Target’s sales have declined after backlash to its Pride Month collection earlier this year, the company announced Wednesday.
Target’s quarterly sales sank for the first time in six years, falling 5.4% in the second quarter, which ended July 29, compared to the same period last year, the company said in its second quarter earnings report.
Online sales fell nearly twice as much, 10.5%, Target said. The company also said that the number of transactions and the average dollar amount of a transaction fell this past quarter. Target’s total revenue of $24.8 billion was 4.9 percent lower than last year, Target said.
The Minneapolis-based retail behemoth said that because of “recent sales trends” it has lowered its overall sales and profit expectations for the whole year.
Back in May, Target faced backlash over its “Pride” collection, which included a kids swimsuit with a tag reading “thoughtfully fit on multiple body types and gender expressions.”
Target also featured LGBT-themed books aimed at young children, such as “The Pronoun Book” and “Bye Bye Binary,” a story about a “joyful baby” who “refuses to conform to the gender binary and instead chooses toys, colors, and clothes that make them happy.”
Target also featured an adult “Pride” collection, which included “tuck-friendly” swimsuits for men who identify as women to tuck their genitals, a t-shirt with the words “Queer Queer Queer Queer,” and a hoodie reading “Not A Phase.”
The “Pride” merchandise quickly sparked calls for a boycott of Target on social media.
Eventually, Target said it would pull some of its “Pride” merchandise over backlash that was threatening employees’ safety.
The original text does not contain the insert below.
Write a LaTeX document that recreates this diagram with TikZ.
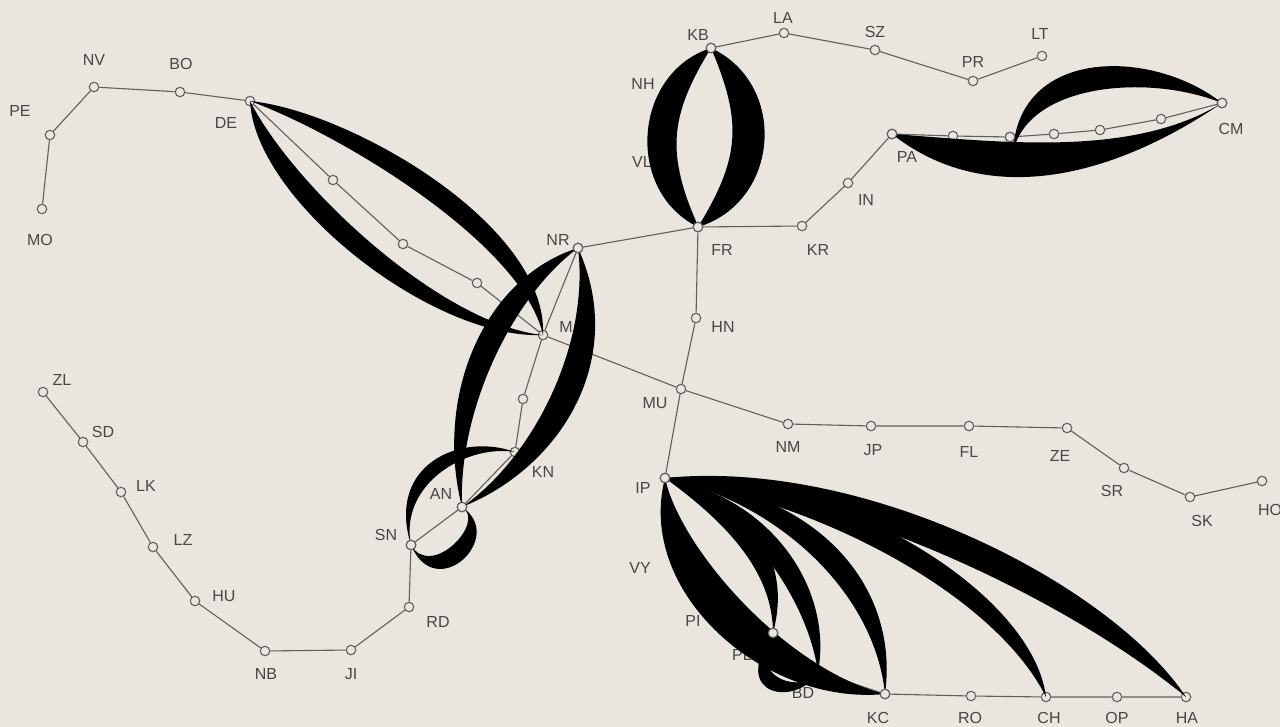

The company also moved the “Pride” displays to the back of some of its stores.
“Given these volatile circumstances, we are making adjustments to our plans, including removing items that have been at the center of the most significant confrontational behavior,” Target spokeswoman Kayla Castañeda said in late May.
Adding to the company’s troubles was the discovery that the designer of some of its “Pride” collection items has also apparently created products with Satanic imagery.
The company’s stock price fell nearly 20% after the calls for a boycott and has not recovered.
Sales were impacted by the “strong reaction to this year’s Pride assortment,” Target’s chief growth officer Christina Hennington said Wednesday.
“The reaction is a signal for us to pause, adapt and learn,” Hennington said.
Next year, Target plans to make some changes to its “Pride” collection, which could include changing the timing of the products, the placement in stores, and which brands are for sale.
Despite the dismal sales numbers, Target’s latest earnings report showed the company saw higher profit margins than expected since it offered fewer discounts and reduced inventory costs.
Other companies also experienced backlash to their “Pride” merchandise this summer.
Bud Light’s parent company Anheuser-Busch has lost about $395 million in U.S. sales after a boycott over the company’s partnership with trans-identifying influencer Dylan Mulvaney. Bud Light was also bumped out of its spot as the nation’s top-selling beer by Modelo.